What you should do = Extract everything from the first line through the line with "return 1 - py / H", both ends included, except for any pictures.

Recorded information =
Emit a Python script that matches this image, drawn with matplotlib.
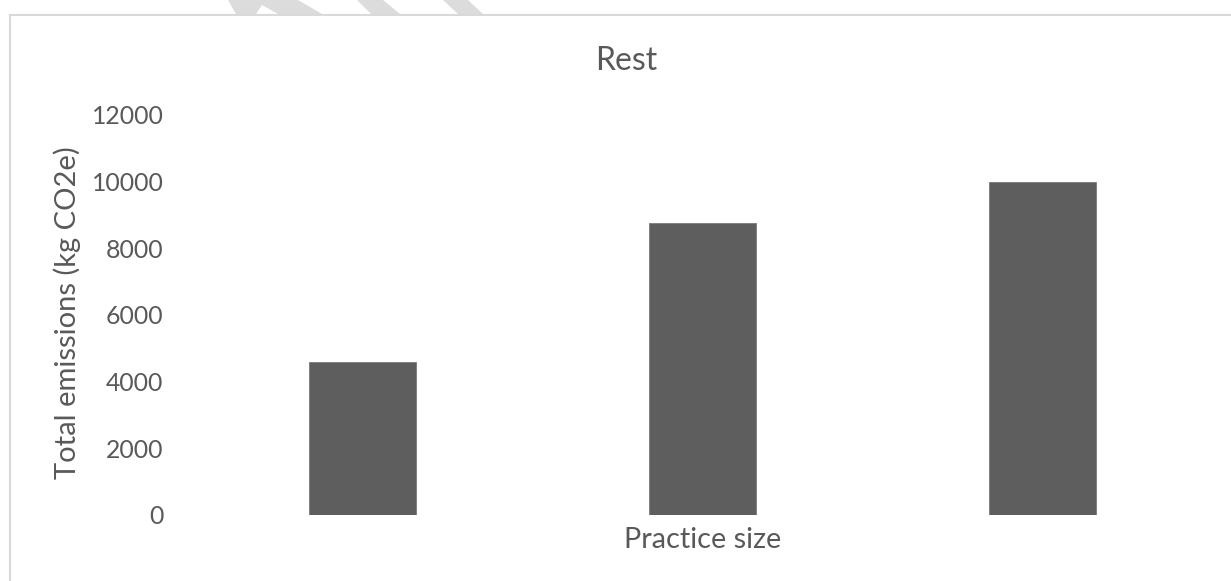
import matplotlib
matplotlib.use("Agg")
import matplotlib.pyplot as plt
from matplotlib.patches import Polygon
from matplotlib.lines import Line2D

# ---- data ----
categories = ["", "", ""]          # category labels are blank in the reference
emissions = [4580, 8770, 9980]      # Total emissions (kg CO2e)
y_ticks = [0, 2000, 4000, 6000, 8000, 10000, 12000]
title = "Rest"
x_label = "Practice size"
y_label = "Total emissions (kg CO2e)"

W, H = 1231, 581
TXT = "#595959"
plt.rcParams["font.family"] = ["Lato", "DejaVu Sans"]

fig = plt.figure(figsize=(W / 100, H / 100), dpi=100)
fig.patch.set_facecolor("white")

def fx(px):
    return px / W

def fy(py):
    return 1 - py / H

# chart-area border (light gray, runs off the right and bottom edges)
border_col = "#d9d9d9"
fig.add_artist(Line2D([fx(9.5), fx(W + 5)], [fy(14.5), fy(14.5)], color=border_col,
                      lw=1.5, transform=fig.transFigure))
fig.add_artist(Line2D([fx(9.5), fx(9.5)], [fy(14.5), fy(H + 5)], color=border_col,
                      lw=1.5, transform=fig.transFigure))

# faint watermark fragments at the top edge
wm = "#dcdcdc"
for pts in [
    [(228, 0), (298, 0), (322, 14), (236, 14)],
    [(357, 0), (383, 0), (400, 14), (371, 14)],
    [(443, 0), (468, 0), (483, 14), (458, 14)],
]:
    fig.add_artist(Polygon([(fx(x), fy(y)) for x, y in pts], closed=True,
                           facecolor=wm, edgecolor="none", transform=fig.transFigure))
fig.add_artist(Polygon([(fx(x), fy(y)) for x, y in [(262, 5), (278, 14), (256, 14)]],
                       closed=True, facecolor="white", edgecolor="none",
                       transform=fig.transFigure))

# plot area
left, right, top, bottom = 192, 1213, 115, 515
ax = fig.add_axes([fx(left), fy(bottom), fx(right - left), (bottom - top) / H])
ax.set_facecolor("none")

x = list(range(len(categories)))
ax.bar(x, emissions, width=0.314, color="#5e5e5e", edgecolor="#7a7a7a", linewidth=0.6)

ax.set_xlim(-0.5, len(categories) - 0.5)
ax.set_ylim(y_ticks[0], y_ticks[-1])
ax.set_yticks(y_ticks)
ax.set_yticklabels([str(v) for v in y_ticks])
ax.set_xticks(x)
ax.set_xticklabels(categories)
for s in ax.spines.values():
    s.set_visible(False)
ax.tick_params(axis="y", length=0, pad=20.5, labelsize=17.8, labelcolor=TXT)
ax.tick_params(axis="x", length=0, labelsize=17.8, labelcolor=TXT)

ax.set_xlabel(x_label, fontsize=20.8, color=TXT, va="baseline")
ax.xaxis.set_label_coords(0.5, (bottom - 548) / (bottom - top))
ax.set_ylabel(y_label, fontsize=21, color=TXT, va="center", ha="center")
ax.yaxis.set_label_coords((66.7 - left) / (right - left), 0.5 + 0.005)

fig.text(fx(626), fy(70), title, fontsize=23, color=TXT, ha="center", va="baseline")

fig.savefig("out.png", dpi=100, facecolor="white")
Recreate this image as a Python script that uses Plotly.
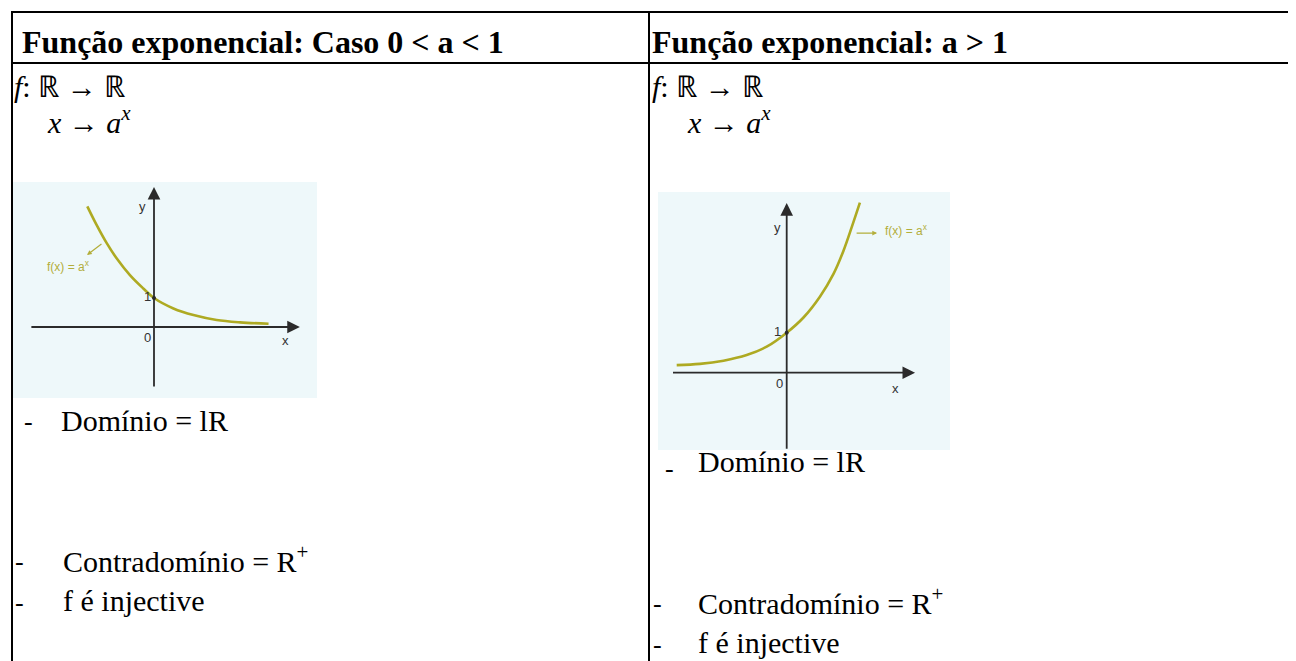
import plotly.graph_objects as go

# a página tem 8 px de margem no body: a figura ocupa o resto da janela
W, H = 1288, 653
OFF = 8

# texto da tabela
headers = ["<b>Função exponencial: Caso 0 &lt; a &lt; 1</b>", "<b>Função exponencial: a &gt; 1</b>"]
map_line = "<i>f</i>: ℝ → ℝ"
rule_line = "<i>x</i> → <i>a<sup>x</sup></i>"
props = ["Domínio = lR", "Contradomínio = R<sup>+</sup>", "f é injective"]

# curva 0 < a < 1
dec_x = [-2.30, -1.98, -1.63, -1.29, -0.83, -0.37, 0.0, 0.67, 1.36, 2.16, 2.97, 3.95]
dec_y = [4.16, 3.52, 2.89, 2.37, 1.79, 1.33, 1.0, 0.64, 0.41, 0.24, 0.16, 0.11]

# curva a > 1
inc_x = [-2.75, -2.17, -1.58, -1.00, -0.50, 0.0, 0.42, 0.83, 1.17, 1.42, 1.63, 1.83]
inc_y = [0.19, 0.22, 0.30, 0.44, 0.65, 1.0, 1.38, 1.90, 2.47, 3.05, 3.65, 4.25]

# extensão dos eixos desenhados
dec_axis_x = [-4.28, 5.03]
dec_axis_y = [-2.10, 4.83]
inc_axis_x = [-2.88, 3.21]
inc_axis_y = [-1.94, 4.24]

curve_color = "#aeaa22"
label_color = "#b3ae3a"
axis_color = "#2b2b2b"
serif = "Liberation Serif"


def px(x):
    return (x - OFF) / W


def py(y):
    return 1 - (y - OFF) / H


fig = go.Figure()
fig.add_trace(go.Scatter(x=dec_x, y=dec_y, mode="lines", line=dict(color=curve_color, width=2.6, shape="spline"),
                         xaxis="x", yaxis="y", hoverinfo="skip"))
fig.add_trace(go.Scatter(x=inc_x, y=inc_y, mode="lines", line=dict(color=curve_color, width=2.6, shape="spline"),
                         xaxis="x2", yaxis="y2", hoverinfo="skip"))
# ponto (0,1)
fig.add_trace(go.Scatter(x=[0], y=[1], mode="markers", marker=dict(color=axis_color, size=4), xaxis="x", yaxis="y"))
fig.add_trace(go.Scatter(x=[0], y=[1], mode="markers", marker=dict(color=axis_color, size=4), xaxis="x2", yaxis="y2"))

ann = []
shapes = []

# linhas da tabela
lw = 2
for yv in [12, 63]:
    shapes.append(dict(type="line", xref="paper", yref="paper", x0=px(11), x1=1, y0=py(yv), y1=py(yv),
                       line=dict(color="black", width=lw)))
for xv in [12, 649]:
    shapes.append(dict(type="line", xref="paper", yref="paper", x0=px(xv), x1=px(xv), y0=py(11), y1=0,
                       line=dict(color="black", width=lw)))


def text(x, y, s, size=30, color="black"):
    ann.append(dict(x=px(x), y=py(y), xref="paper", yref="paper", text=s, showarrow=False,
                    xanchor="left", yanchor="middle", font=dict(family=serif, size=size, color=color)))


# cabeçalho
text(20, 42, headers[0], size=32)
text(650, 42, headers[1], size=32)

# coluna esquerda
text(12, 86, map_line, size=30)
text(45, 120, rule_line, size=30)
text(22, 422, "-", size=26)
text(59, 420, props[0])
text(13, 561, "-", size=26)
text(61, 559, props[1])
text(13, 602, "-", size=26)
text(61, 600, props[2])

# coluna direita
text(650, 86, map_line, size=30)
text(685, 120, rule_line, size=30)
text(663, 468, "-", size=26)
text(696, 461, props[0])
text(651, 603, "-", size=26)
text(696, 601, props[1])
text(651, 644, "-", size=26)
text(696, 642, props[2])

# fundo das imagens dos gráficos
for xr in ["x", "x2"]:
    yr = xr.replace("x", "y")
    shapes.append(dict(type="rect", xref=xr + " domain", yref=yr + " domain", x0=0, x1=1, y0=0, y1=1,
                       fillcolor="#eef8fa", line=dict(width=0), layer="below"))


def arrow_axis(xr, yr, x0, y0, x1, y1):
    ann.append(dict(x=x1, y=y1, ax=x0, ay=y0, xref=xr, yref=yr, axref=xr, ayref=yr, text="",
                    showarrow=True, arrowhead=2, arrowsize=1.4, arrowwidth=1.8, arrowcolor=axis_color))


def glyph(xr, yr, x, y, s, size=13, color="#333333"):
    ann.append(dict(x=x, y=y, xref=xr, yref=yr, text=s, showarrow=False,
                    font=dict(family="Liberation Sans", size=size, color=color)))


arrow_axis("x", "y", dec_axis_x[0], 0, dec_axis_x[1], 0)
arrow_axis("x", "y", 0, dec_axis_y[0], 0, dec_axis_y[1])
arrow_axis("x2", "y2", inc_axis_x[0], 0, inc_axis_x[1], 0)
arrow_axis("x2", "y2", 0, inc_axis_y[0], 0, inc_axis_y[1])

glyph("x", "y", -0.38, 4.14, "y")
glyph("x", "y", 4.52, -0.45, "x")
glyph("x", "y", -0.21, -0.36, "0")
glyph("x", "y", -0.22, 1.05, "1")
glyph("x", "y", -2.95, 2.10, "f(x) = a<sup>x</sup>", size=12, color=label_color)
ann.append(dict(x=-2.31, y=2.48, ax=-1.76, ay=2.9, xref="x", yref="y", axref="x", ayref="y", text="",
                showarrow=True, arrowhead=2, arrowsize=0.8, arrowwidth=1.2, arrowcolor=label_color))

glyph("x2", "y2", -0.24, 3.62, "y")
glyph("x2", "y2", 2.71, -0.40, "x")
glyph("x2", "y2", -0.19, -0.27, "0")
glyph("x2", "y2", -0.22, 1.02, "1")
glyph("x2", "y2", 3.0, 3.57, "f(x) = a<sup>x</sup>", size=12, color=label_color)
ann.append(dict(x=2.26, y=3.49, ax=1.71, ay=3.49, xref="x2", yref="y2", axref="x2", ayref="y2", text="",
                showarrow=True, arrowhead=2, arrowsize=0.8, arrowwidth=1.2, arrowcolor=label_color))

# eixos: 29 px por unidade à esquerda, 40 px à direita
ax_common = dict(visible=False, fixedrange=True)
fig.update_layout(
    width=W, height=H,
    margin=dict(l=0, r=0, t=0, b=0),
    paper_bgcolor="white", plot_bgcolor="rgba(0,0,0,0)",
    showlegend=False,
    xaxis=dict(domain=[px(13), px(317)], range=[(13 - 154) / 29, (317 - 154) / 29], **ax_common),
    yaxis=dict(domain=[py(398), py(182)], range=[(327 - 398) / 29, (327 - 182) / 29], **ax_common),
    xaxis2=dict(domain=[px(658), px(950)], range=[(658 - 786.7) / 40, (950 - 786.7) / 40], anchor="y2", **ax_common),
    yaxis2=dict(domain=[py(450), py(192)], range=[(372.7 - 450) / 40, (372.7 - 192) / 40], anchor="x2", **ax_common),
    shapes=shapes,
    annotations=ann,
)

fig.write_html("out.html")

Result of this task =
Emit a Python script that matches this image, drawn with matplotlib.
import matplotlib
matplotlib.use("Agg")
import matplotlib.pyplot as plt
from matplotlib.patches import Polygon
from matplotlib.lines import Line2D

# ---- data ----
categories = ["", "", ""]          # category labels are blank in the reference
emissions = [4580, 8770, 9980]      # Total emissions (kg CO2e)
y_ticks = [0, 2000, 4000, 6000, 8000, 10000, 12000]
title = "Rest"
x_label = "Practice size"
y_label = "Total emissions (kg CO2e)"

W, H = 1231, 581
TXT = "#595959"
plt.rcParams["font.family"] = ["Lato", "DejaVu Sans"]

fig = plt.figure(figsize=(W / 100, H / 100), dpi=100)
fig.patch.set_facecolor("white")

def fx(px):
    return px / W

def fy(py):
    return 1 - py / H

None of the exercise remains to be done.